= Commando 21 =

Commando 21 was the name given to the reorganisation of the Royal Marines' (RM) two battalion-sized Commando units; namely 40 Commando; and 45 Commando. 42 Commando having converted to a specialised maritime unit in 2017.

==The Commando 21 Organisation==
Commando 21 organised each RM Commando unit into six sub-units, styled companies. Each company was subdivided into troops; note that a “troop” is the RM nomenclature for a platoon rather than for an individual soldier. The new structure was presented as giving the RM more firepower, more mobility, more information, more flexibility and more fighting power. According to open-sources each Stand Off Combat Company was to have a field strength of five officers and 78 other ranks, and each Close Combat Company was to have five officers and 98 other ranks. Under the Commando 21 re-organisation the overall strength of each of the three units was originally stated to be 692 all ranks.

The companies are:

- Command Company
 Main HQ
 Tactical HQ
 Reconnaissance Troop (includes a sniper section)
 Mortar Troop (9 Barrels of 81 mm) (Includes 4 MFC pairs)
 Anti-Tank (AT) Troop (Milan—to be replaced by Javelin ATGW)
 Medium Machine Gun Troop
- 2X Close Combat Companies
 Company Headquarters (Coy HQ)
 3X Close Combat Troops (Troop HQ, 3 Rifle Sections, Manoeuvre Support Section)
- 2X Stand Off Companies
 Company Headquarters (Coy HQ)
 Heavy Machine Gun (HMG) Troop (0.5" heavy machine guns)
 AT Troop
 Close Combat Troop
- One Logistic Company
 A Echelon 1 (A Ech1)
 A Echelon 2 (A Ech2)
 FRT
 RAP
 B Echelon (B Ech)

===Command Company===
The Command Company is responsible for command, control, communications, computation, intelligence, surveillance, reconnaissance (C4ISR). It also was organised to include a machine gun troop, the unit’s mortar and anti-tank troops, together with the reconnaissance troop.

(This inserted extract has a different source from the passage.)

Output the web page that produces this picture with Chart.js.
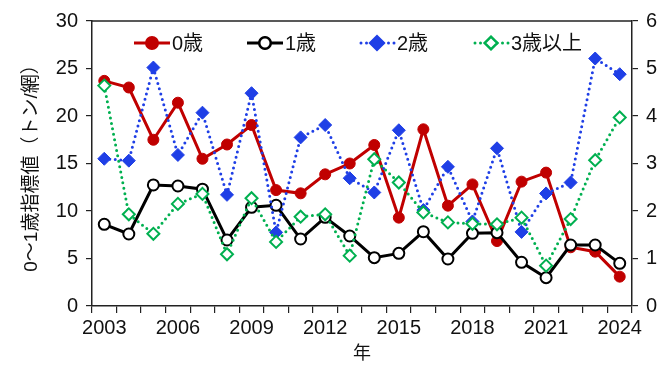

===Logistics Support Company===
The Logistic Support Company manages administrative and logistic activity.

===Close Combat Companies===
Each of the two Close Combat Company is similar to the previous RM rifle company, having 3 platoon sized troops, but each troop, in addition to three rifle sections, has a manoeuvre support section of five men equipped with General Purpose Machine Gun, Long Range Rifle and 81 mm Mortar.

===Stand-Off Combat Companies===
Each of the two Stand Off Combat Company has a Close Combat Troop identical to those in the Close Combat Companies. It also was organised to have an Anti-Tank Troop with 6 Javelin anti-tank weapons and a Heavy Machine Gun troop with 6 x 0.5in Heavy Machine Guns.

==Timescale==
The restructuring was to have completed by summer 2003.